Jim Battle frustum at
Mon May 5 20:30:02 CDT 2008

Eric Smith wrote:
> Fred wrote:
>> If we are going to discuss the WORST systems, surely we can't leave out
>> the TRS80 casstte port system that RS came up with for classrooms!
> Well, don't leave us in suspense.  In what way was it done badly?
> Was it unreliable?  Did it fail to meet its design objectives?

Our school system had one, back in 1981.

There was a panel that was a mux/demux to 24-ish diskless model 3s.  The 
cassette in/out from each of these came to the mux/demux box, through a 
selector switch, to the teachers model 3 w/dual floppy system.

At the start of a lesson, the teacher would tell the students, OK, type 

The teacher would load the lesson program into memory, then type "CSAVE" 
to broadcast it to all the listening machines.  I believe it was 
bidirectional.  To upload, the teacher would select one of the 24 
machines to listen to and the CLOAD/CSAVE was swapped.

OK, so it depends on the notoriously unreliable TRS-80 cassette 
interface, and on the cooperation of 24 clueless sixteen year olds. 
What could possibly go wrong?

Truthfully, it was probably more reliable than CSAVE/CLOAD with a 
cassette since there was no gain/bias/speed variation to contend with, 
and it was probably about the cheapest solution to the problem.

As a side note, I had learned to program on BASIC on the school's wang 
2200 computers, then I started programming in assembly on the TRS-80s 
that were available.  The summer before my senior year the high school 
placed an ad looking for people to write educational programs for the 50 
or so model 3s they had just bought.  At the time there wasn't a lot of 
off the shelf software for what they wanted, so they wrote it 
themselves.  They were paying $10/hr, much more than the $5/hr I was 
getting paid to program Apple IIs.  I applied and got rejected, and I 
heard they hired a number of college-level CS majors.
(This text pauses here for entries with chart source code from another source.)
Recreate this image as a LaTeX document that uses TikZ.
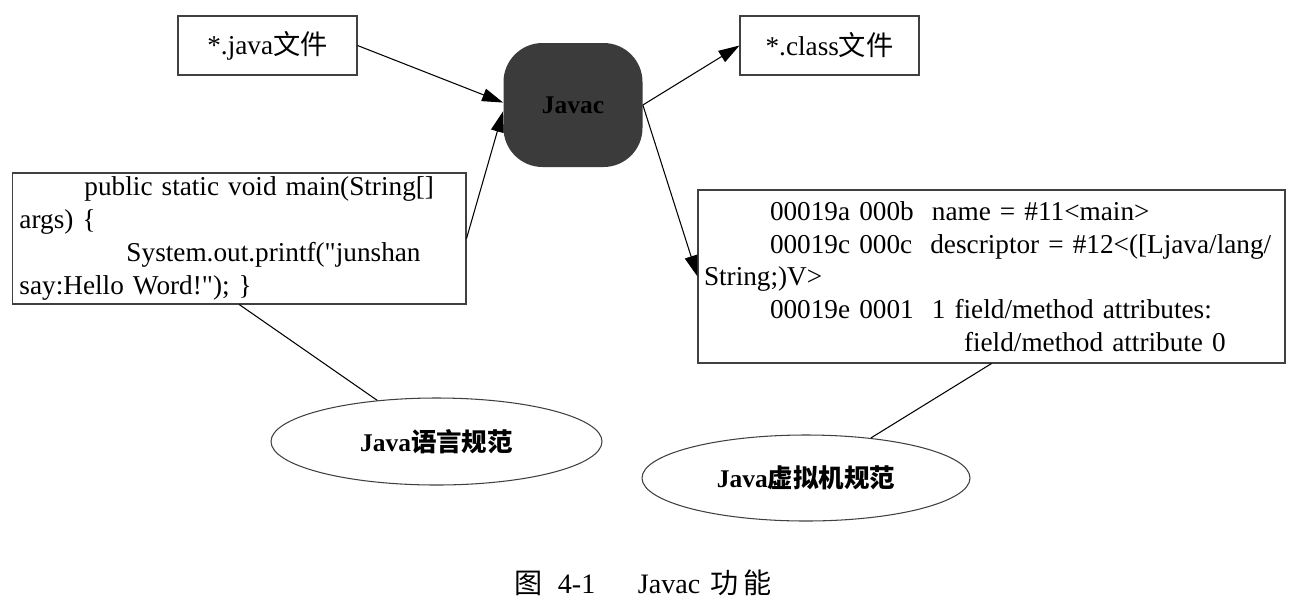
\documentclass[tikz,border=0pt]{standalone}
\usepackage{fontspec}
\setmainfont{Liberation Serif}
\newfontfamily\cjk{Noto Sans CJK SC}
\usetikzlibrary{arrows.meta,shapes.geometric}

\begin{document}
\begin{tikzpicture}[
			>={Triangle[length=0.42cm,width=0.26cm]},
			filebox/.style={draw=black!75, line width=0.6pt, minimum width=3.58cm, minimum height=1.18cm, inner sep=0pt, font=\fontsize{15.5}{18}\selectfont},
			codebox/.style={draw=black!75, line width=0.6pt, align=left, inner ysep=0pt, font=\fontsize{15.5}{18.6}\selectfont},
			tool/.style={rectangle, fill=black!77, minimum width=2.78cm, minimum height=2.48cm, rounded corners=0.78cm, font=\fontsize{14.5}{16}\selectfont\bfseries},
			spec/.style={ellipse, draw=black!75, line width=0.6pt, inner sep=0pt, font=\fontsize{14.5}{17}\selectfont\bfseries},
			conn/.style={->, line width=0.6pt},
			link/.style={line width=0.6pt}
			]
			% 画布大小
			\useasboundingbox (0,0) rectangle (26.06,-12.14);
			
			% 输入、编译器、输出
			\node[filebox] (java) at (5.35,-0.91) {*.java{\cjk 文件}};
			\node[tool] (javac) at (11.46,-2.10) {Javac};
			\node[filebox] (class) at (16.59,-0.91) {*.class{\cjk 文件}};
			
			% 源代码
			\node[codebox, text width=8.79cm, inner xsep=0.14cm, minimum height=2.62cm] (code) at (4.785,-4.77)
			{\hspace*{1.3cm}public static void main(String[]\\
			 args) \{\\
			 \hspace*{2.14cm}System.out.printf(\textquotedbl junshan\\
			 say:Hello Word!\textquotedbl); \}};
			
			% 字节码
			\node[codebox, text width=11.50cm, inner xsep=0.12cm, minimum height=3.46cm] (bytes) at (19.83,-5.53)
			{\hspace*{1.32cm}00019a 000b\ \ name = \#11<main>\\
			 \hspace*{1.32cm}00019c 000c\ \ descriptor = \#12<([Ljava/lang/\\
			 String;)V>\\
			 \hspace*{1.32cm}00019e 0001\ \ 1 field/method attributes:\\
			 \hspace*{5.2cm}field/method attribute 0};
			
			% 规范
			\node[spec, minimum width=6.62cm, minimum height=1.74cm] (lang) at (8.73,-8.83) {Java{\cjk\bfseries 语言规范}};
			\node[spec, minimum width=6.56cm, minimum height=1.72cm] (jvm) at (16.12,-9.56) {Java{\cjk\bfseries 虚拟机规范}};
			
			% 连线
			\draw[conn] (java.east) -- (javac.178);
			\draw[conn] (code.east) -- (javac.185);
			\draw[conn] (javac.east) -- (class.west);
			\draw[conn] (javac.east) -- (bytes.west);
			\draw[link] (code.south) -- (lang);
			\draw[link] (bytes.south) -- (jvm);
			
			% 图题
			\node[font=\fontsize{16}{19}\selectfont] (cap) at (12.86,-11.66) {{\cjk 图}\hspace{0.3cm}4-1\hspace{0.85cm}Javac\hspace{0.2cm}{\cjk 功\,能}};
			
		\end{tikzpicture}
\end{document}
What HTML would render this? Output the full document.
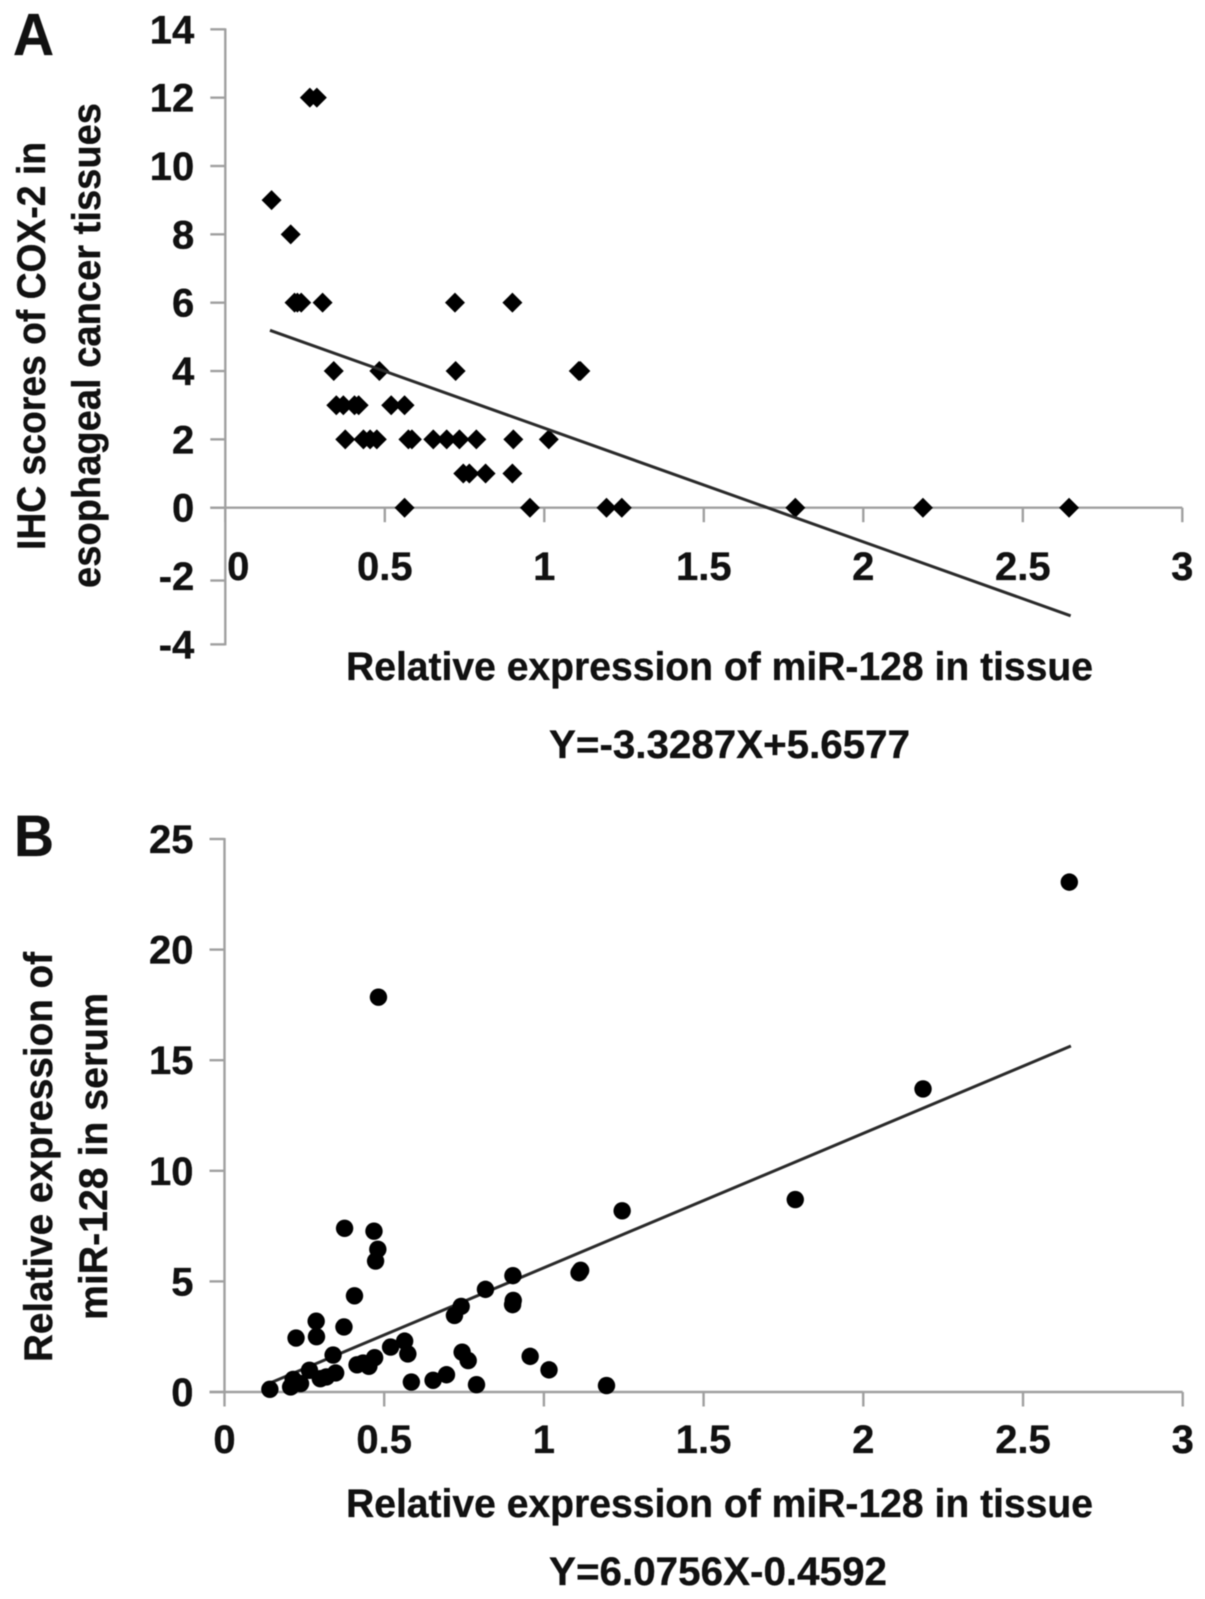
<!DOCTYPE html>
<html lang="en">
<head>
<meta charset="utf-8">
<title>miR-128 correlation scatter plots</title>
<style>
  html, body { margin: 0; padding: 0; background: #fff; }
  svg { display: block; filter: blur(0.6px); }
  text { font-family: "Liberation Sans", sans-serif; font-weight: 700; fill: #111; stroke: #111; stroke-width: 0.35px; }
</style>
</head>
<body>
<svg id="figure" xmlns="http://www.w3.org/2000/svg" width="1205" height="1599" viewBox="0 0 1205 1599">
  <rect x="0" y="0" width="1205" height="1599" fill="#ffffff"/>

  <g id="panelA">
    <text x="13" y="55" font-size="59" textLength="41" lengthAdjust="spacingAndGlyphs">A</text>
    <g id="panelA-axes"></g>
    <g id="panelA-marks"></g>
    <text transform="translate(45,550) rotate(-90)" font-size="40" textLength="408" lengthAdjust="spacingAndGlyphs">IHC scores of COX-2 in</text>
    <text transform="translate(100,588) rotate(-90)" font-size="40" textLength="485" lengthAdjust="spacingAndGlyphs">esophageal cancer tissues</text>
    <text x="346" y="680" font-size="40" textLength="747" lengthAdjust="spacingAndGlyphs">Relative expression of miR-128 in tissue</text>
    <text x="549" y="758" font-size="40" textLength="361" lengthAdjust="spacingAndGlyphs">Y=-3.3287X+5.6577</text>
  </g>

  <g id="panelB">
    <text x="14" y="856" font-size="58" textLength="40" lengthAdjust="spacingAndGlyphs">B</text>
    <g id="panelB-axes"></g>
    <g id="panelB-marks"></g>
    <text transform="translate(52,1362) rotate(-90)" font-size="40" textLength="410" lengthAdjust="spacingAndGlyphs">Relative expression of</text>
    <text transform="translate(107,1320) rotate(-90)" font-size="40" textLength="327" lengthAdjust="spacingAndGlyphs">miR-128 in serum</text>
    <text x="346" y="1517" font-size="40" textLength="747" lengthAdjust="spacingAndGlyphs">Relative expression of miR-128 in tissue</text>
    <text x="549" y="1585" font-size="40" textLength="338" lengthAdjust="spacingAndGlyphs">Y=6.0756X-0.4592</text>
  </g>
</svg>

<script>
// Panel A data
const xTicksA = [0, 0.5, 1, 1.5, 2, 2.5, 3];
const yTicksA = [14, 12, 10, 8, 6, 4, 2, 0, -2, -4];
const tissueA = [0.145, 0.205, 0.265, 0.287,
  0.217, 0.226, 0.238, 0.305, 0.72, 0.90,
  0.34, 0.483, 0.722, 1.108, 1.113,
  0.348, 0.37, 0.405, 0.418, 0.52, 0.562,
  0.376, 0.433, 0.454, 0.475, 0.574, 0.585, 0.652, 0.694, 0.734, 0.787, 0.903, 1.014,
  0.746, 0.765, 0.816, 0.90,
  0.562, 0.955, 1.195, 1.243, 1.787, 2.187, 2.645];
const scoresA = [9, 8, 12, 12,
  6, 6, 6, 6, 6, 6,
  4, 4, 4, 4, 4,
  3, 3, 3, 3, 3, 3,
  2, 2, 2, 2, 2, 2, 2, 2, 2, 2, 2, 2,
  1, 1, 1, 1,
  0, 0, 0, 0, 0, 0, 0];
const trendA = [-3.3287, 5.6577];
const trendRangeA = [0.14, 2.65];

// Panel B data
const xTicksB = [0, 0.5, 1, 1.5, 2, 2.5, 3];
const yTicksB = [25, 20, 15, 10, 5, 0];
const tissueB = [0.142, 0.207, 0.215, 0.238, 0.224, 0.287, 0.288, 0.266, 0.30, 0.319,
  0.348, 0.34, 0.374, 0.376, 0.407, 0.415, 0.434, 0.452, 0.47, 0.468,
  0.48, 0.473, 0.52, 0.564, 0.574, 0.585, 0.653, 0.695, 0.72, 0.741,
  0.744, 0.763, 0.789, 0.817, 0.903, 0.904, 0.902, 0.957, 1.016, 1.11,
  1.115, 1.196, 1.245, 1.787, 2.187, 2.645, 0.482];
const serumB = [0.12, 0.23, 0.57, 0.38, 2.44, 3.2, 2.5, 0.98, 0.6, 0.68,
  0.86, 1.67, 2.94, 7.4, 4.35, 1.23, 1.31, 1.16, 1.55, 7.27,
  6.45, 5.92, 2.03, 2.3, 1.72, 0.45, 0.53, 0.78, 3.46, 3.87,
  1.8, 1.42, 0.33, 4.64, 5.26, 4.14, 3.95, 1.61, 1.0, 5.39,
  5.5, 0.29, 8.19, 8.7, 13.7, 23.05, 17.85];
const trendB = [6.0756, -0.4592];
const trendRangeB = [0.14, 2.65];

const NS = 'http://www.w3.org/2000/svg';
const AXIS_COLOR = '#a0a0a0';
const xA = v => 225.3 + v * 319;
const yA = v => 507.7 - v * 34.17;
const xB = v => 224.5 + v * 319.4;
const yB = v => 1392 - v * 22.12;

function make(tag, attrs, parent) {
  const el = document.createElementNS(NS, tag);
  for (const k in attrs) el.setAttribute(k, attrs[k]);
  parent.appendChild(el);
  return el;
}

function drawAxes(parent, xf, yf, xTicks, yTicks, xLabelBaseline) {
  const x0 = xf(0);
  const y0 = yf(0);
  const style = { stroke: AXIS_COLOR, 'stroke-width': 2.4, fill: 'none' };

  const yLine = make('line', Object.assign({ x1: x0, x2: x0, y1: yf(yTicks[0]) - 1, y2: yf(yTicks[yTicks.length - 1]) + 1 }, style), parent);
  
  

  const xLine = make('line', Object.assign({ x1: x0 - 15, x2: xf(xTicks[xTicks.length - 1]), y1: y0, y2: y0 }, style), parent);
  
  

  yTicks.forEach(t => {
    // The -2 tick in the reference sits a few pixels below its linear position.
    const nudge = t === -2 ? 4.5 : 0;
    const tick = make('line', Object.assign({ x1: x0 - 15, x2: x0, y1: yf(t) + nudge, y2: yf(t) + nudge }, style), parent);
    
    

    const label = make('text', { x: x0 - 31, y: yf(t) + 14, 'font-size': 40, 'text-anchor': 'end' }, parent);
    label.textContent = String(t);
    
    
  });

  xTicks.forEach(t => {
    const tick = make('line', Object.assign({ x1: xf(t), x2: xf(t), y1: y0, y2: y0 + 14.5 }, style), parent);
    
    

    const shift = (t === 0 && xLabelBaseline < 600) ? 13 : 0;
    const label = make('text', { x: xf(t) + shift, y: xLabelBaseline, 'font-size': 40, 'text-anchor': 'middle' }, parent);
    label.textContent = String(t);
    
    
  });
}

function drawTrend(parent, xf, yf, coef, range) {
  const line = make('line', {
    x1: xf(range[0]), y1: yf(coef[0] * range[0] + coef[1]),
    x2: xf(range[1]), y2: yf(coef[0] * range[1] + coef[1]),
    stroke: '#2a2a2a', 'stroke-width': 3
  }, parent);
  
  
}

const axesA = document.getElementById('panelA-axes');
const marksA = document.getElementById('panelA-marks');
const axesB = document.getElementById('panelB-axes');
const marksB = document.getElementById('panelB-marks');

drawAxes(axesA, xA, yA, xTicksA, yTicksA, 580);
drawAxes(axesB, xB, yB, xTicksB, yTicksB, 1453);

tissueA.forEach((x, i) => {
  const cx = xA(x);
  const cy = yA(scoresA[i]);
  const r = 10;
  const d = make('polygon', { points: [cx - r, cy, cx, cy - r, cx + r, cy, cx, cy + r].join(' '), fill: '#000' }, marksA);
  
  
});
drawTrend(marksA, xA, yA, trendA, trendRangeA);

drawTrend(marksB, xB, yB, trendB, trendRangeB);
tissueB.forEach((x, i) => {
  const c = make('circle', { cx: xB(x), cy: yB(serumB[i]), r: 8.7, fill: '#000' }, marksB);
  
  
});
</script>
</body>
</html>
At the start of the following school year I had to do a couple weeks (1 
hr/day) of "Computer Orientation", which all the teachers and students 
had to go through.  There were some lessons on how to type, how to load 
a program, and the very rudiments of programming in BASIC.  I looked at 
the source code of the programs they had developed and saw that the 
college CS majors weren't any more qualified than me (often less) to 
write those programs.  I was even more shocked when I later read that 
the $200K the school had spent on the computers and software development 
were more than defrayed when they sold the rights to their software to 
some publishing house for more than $200K.